Judgment is the ascribing of ontological value to a person or an event e.g., “he is a bad man” or “that was an unfortunate happening.”  As many avatars, including Shakespeare averred, “there is nothing either good nor bad, but thinking makes it so.”  Another of the avatars, Jesus, cautioned, “Do not judge and you will not be judged.”  Are we then to approach life with a blank, bland mind?  No.  Whereas judging is not helpful, evaluating is vital.

Evaluation is determining the appropriate response to a person or event.  It is creative and life promoting, whereas judgment is stifling and shuts down the possibilities for growth.

Justice is not merely the application of logic to a human legal code, whether it be that of Hammurabi in 1776 BCE, the Brehon Laws of the Celts or the Constitution of the USA.  Justice is not about judging human behavior but about nudging human behavior into alignment with love.

 

(B) The Stages of Culpability

I’ve traced for myself over the years what I consider to be the development of the notion of culpability throughout the Judeo/Christian scriptures.  I see it evolving in seven great stages.  The first stage is what I call, “passing the apple.”  It is Adam and Eve sinning and neither of them taking responsibility.  Adam, when he’s caught blames his wife.  His wife blames the serpent.  The serpent blames God for creating him.  So, nobody is taking responsibility.  That’s stage one in the evolution of a notion of culpability.

Stage two is that God then punishes everybody.  Augustine will articulate this as follows: “Because of that first sin, our will is weakened, our intellect is darkened and our bodies are subjected to sickness and ultimately to death.”  So, for this one sin, God is going to punish everybody.

Stage three is the notion of the scapegoat.  When the people of Israel were in exile in the desert, once a year all of the people would come individually to Aaron, who was the high priest, and confess their individual sins.  Then Aaron would take a goat from the herd and impose hands upon it while passing the sins of the entire group on to the goat. Then he would hunt it off into the desert.  Hence the origin of the word scapegoat.

Stage four was when God repented of the vastness and viciousness of his vengeance and decided to scale it back some.  Henceforth, he was only going to punish the sins of the parents to the third and fourth generation.  What a benign and compassionate God!  He was only going to punish the great-grandchildren not the great-great-grandchildren.

Stage five came about 600 years before Jesus with two great Hebrew prophets, Jeremiah and Ezekiel who were practically contemporaries of each other.  They quoted an old Hebrew proverb that said: “The fathers have eaten sour grapes and the children’s teeth are set on edge.”  Both prophets now declared: “No longer will this proverb be true. No longer will the children’s teeth be set on edge because the parents had eaten sour grapes.  Henceforth, everybody is responsible for his own sin.”  It may feel that that was the culmination and that it couldn’t get any better.  But there are two stages beyond that and they are articulated by Jesus – the first one in his teaching and the second one in his life.

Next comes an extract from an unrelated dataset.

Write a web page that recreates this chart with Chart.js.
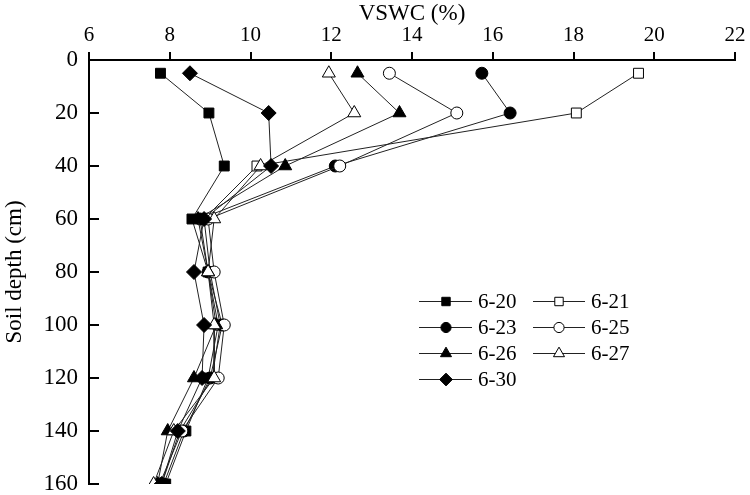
<!DOCTYPE html>
<html>
<head>
<meta charset="utf-8">
<script src="https://cdn.jsdelivr.net/npm/chart.js@4.4.0/dist/chart.umd.min.js"></script>
<style>
  html, body { margin: 0; padding: 0; background: #fff; }
  #wrap { width: 750px; height: 495px; position: relative; }
</style>
</head>
<body>
<div id="wrap"><canvas id="c" width="750" height="495"></canvas></div>
<script>
// ---- data ----
const depths = [5, 20, 40, 60, 80, 100, 120, 140, 160];
const labels = ['6-20', '6-21', '6-23', '6-25', '6-26', '6-27', '6-30'];
const s0620 = [7.77, 8.97, 9.35, 8.55, 8.95, 9.20, 8.95, 8.40, 7.90];
const s0621 = [19.61, 18.07, 10.16, 8.85, 9.00, 9.25, 9.05, 8.25, 7.80];
const s0623 = [15.73, 16.43, 12.10, 8.75, 8.95, 9.30, 9.00, 8.35, 7.85];
const s0625 = [13.44, 15.11, 12.21, 8.95, 9.10, 9.35, 9.20, 8.30, 7.75];
const s0626 = [12.65, 13.69, 10.86, 8.70, 8.95, 9.15, 8.60, 7.95, 7.70];
const s0627 = [11.94, 12.57, 10.25, 9.10, 8.95, 9.10, 9.10, 8.10, 7.60];
const s0630 = [8.50, 10.45, 10.51, 8.85, 8.60, 8.85, 8.80, 8.20, 7.80];
const xTicks = [6, 8, 10, 12, 14, 16, 18, 20, 22];
const yTicks = [0, 20, 40, 60, 80, 100, 120, 140, 160];

const seriesValues = [s0620, s0621, s0623, s0625, s0626, s0627, s0630];
const styles = [
  { shape: 'rect', fill: '#000', r: 7 },
  { shape: 'rect', fill: '#fff', r: 7 },
  { shape: 'circle', fill: '#000', r: 6 },
  { shape: 'circle', fill: '#fff', r: 6 },
  { shape: 'triangle', fill: '#000', r: 7.5 },
  { shape: 'triangle', fill: '#fff', r: 7.5 },
  { shape: 'rectRot', fill: '#000', r: 7.5 }
];

const datasets = seriesValues.map((vals, i) => ({
  label: labels[i],
  data: vals.map((v, k) => ({ x: v, y: depths[k] })),
  showLine: true,
  borderColor: '#222',
  borderWidth: 1,
  pointStyle: styles[i].shape,
  pointRadius: styles[i].r,
  pointHoverRadius: styles[i].r,
  pointBackgroundColor: styles[i].fill,
  pointBorderColor: '#000',
  pointBorderWidth: 1,
  order: seriesValues.length - i
}));

const SERIF = '"Liberation Serif", "Times New Roman", serif';

const insideYTicks = {
  id: 'insideYTicks',
  afterDraw(chart) {
    const ctx = chart.ctx, y = chart.scales.y, a = chart.chartArea;
    ctx.save();
    ctx.strokeStyle = '#000';
    ctx.lineWidth = 2;
    yTicks.forEach(t => {
      const py = Math.round(y.getPixelForValue(t));
      ctx.beginPath();
      ctx.moveTo(a.left, py);
      ctx.lineTo(a.left + 10, py);
      ctx.stroke();
    });
    ctx.restore();
  }
};

const customLegend = {
  id: 'customLegend',
  afterDraw(chart) {
    const ctx = chart.ctx;
    const cols = [{ l: 419, m: 446, r: 472, t: 478 }, { l: 533, m: 559, r: 585, t: 591 }];
    const rowY = [301.5, 327.5, 353.5, 379.5];
    ctx.save();
    chart.data.datasets.forEach((ds, i) => {
      const c = cols[i % 2], yy = rowY[Math.floor(i / 2)];
      ctx.strokeStyle = '#222';
      ctx.lineWidth = 1;
      ctx.beginPath();
      ctx.moveTo(c.l, yy);
      ctx.lineTo(c.r, yy);
      ctx.stroke();
      ctx.fillStyle = ds.pointBackgroundColor;
      ctx.strokeStyle = '#000';
      ctx.lineWidth = 1;
      Chart.helpers.drawPoint(ctx, { pointStyle: ds.pointStyle, radius: ds.pointRadius * 0.85, borderWidth: 1, rotation: 0 }, c.m, yy);
      ctx.fillStyle = '#000';
      ctx.font = '21px ' + SERIF;
      ctx.textAlign = 'left';
      ctx.textBaseline = 'middle';
      ctx.fillText(ds.label, c.t, yy + 1);
    });
    ctx.restore();
  }
};

new Chart(document.getElementById('c'), {
  type: 'scatter',
  data: { datasets },
  plugins: [insideYTicks, customLegend],
  options: {
    responsive: false,
    animation: false,
    layout: { padding: { left: 0, right: 15, top: 0, bottom: 11 } },
    plugins: { legend: { display: false }, tooltip: { enabled: false } },
    scales: {
      x: {
        type: 'linear',
        position: 'top',
        min: 6, max: 22,
        afterFit(s) { s.height = 60; },
        afterBuildTicks(s) { s.ticks = xTicks.map(v => ({ value: v })); },
        ticks: { color: '#000', font: { family: SERIF, size: 21 }, padding: 4, maxRotation: 0 },
        grid: { drawOnChartArea: false, drawTicks: true, tickLength: 8, color: '#000', lineWidth: 2 },
        border: { display: true, color: '#000', width: 2 },
        title: { display: true, text: 'VSWC (%)', color: '#000', font: { family: SERIF, size: 23 }, padding: { top: 0, bottom: 0 } }
      },
      y: {
        type: 'linear',
        reverse: true,
        min: 0, max: 160,
        afterFit(s) { s.width = 89; s.paddingTop = 0; s.paddingBottom = 0; },
        afterBuildTicks(s) { s.ticks = yTicks.map(v => ({ value: v })); },
        ticks: { color: '#000', font: { family: SERIF, size: 23 }, padding: 11 },
        grid: { display: true, drawOnChartArea: false, drawTicks: false, color: '#000' },
        border: { display: true, color: '#000', width: 2 },
        title: { display: true, text: 'Soil depth (cm)', color: '#000', font: { family: SERIF, size: 23 }, padding: { top: 1, bottom: 0 } }
      }
    }
  }
});
</script>
</body>
</html>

So here is stage six: Jesus pointed out to the religious, self-righteous of his time, “Woe to you scribes and Pharisees; you bind heavy loads and place them on people’s shoulders, but you won’t lift a single finger to help them!”  Therefore, authorities who make burdensome, unjust or unnecessary laws are partially responsible for ordinary people’s inability to keep them.

The final stage was not so much what Jesus had to say about things as what he did about things.  Here was a man without personal sin, and lived his life in total alignment with God, but made a vow to dedicate himself to being responsible to, not responsible for, but being responsible to the sins of the world.  He would take every situation he encountered and respond to it with love. That’s as moral, as compassionate and as courageous as it gets.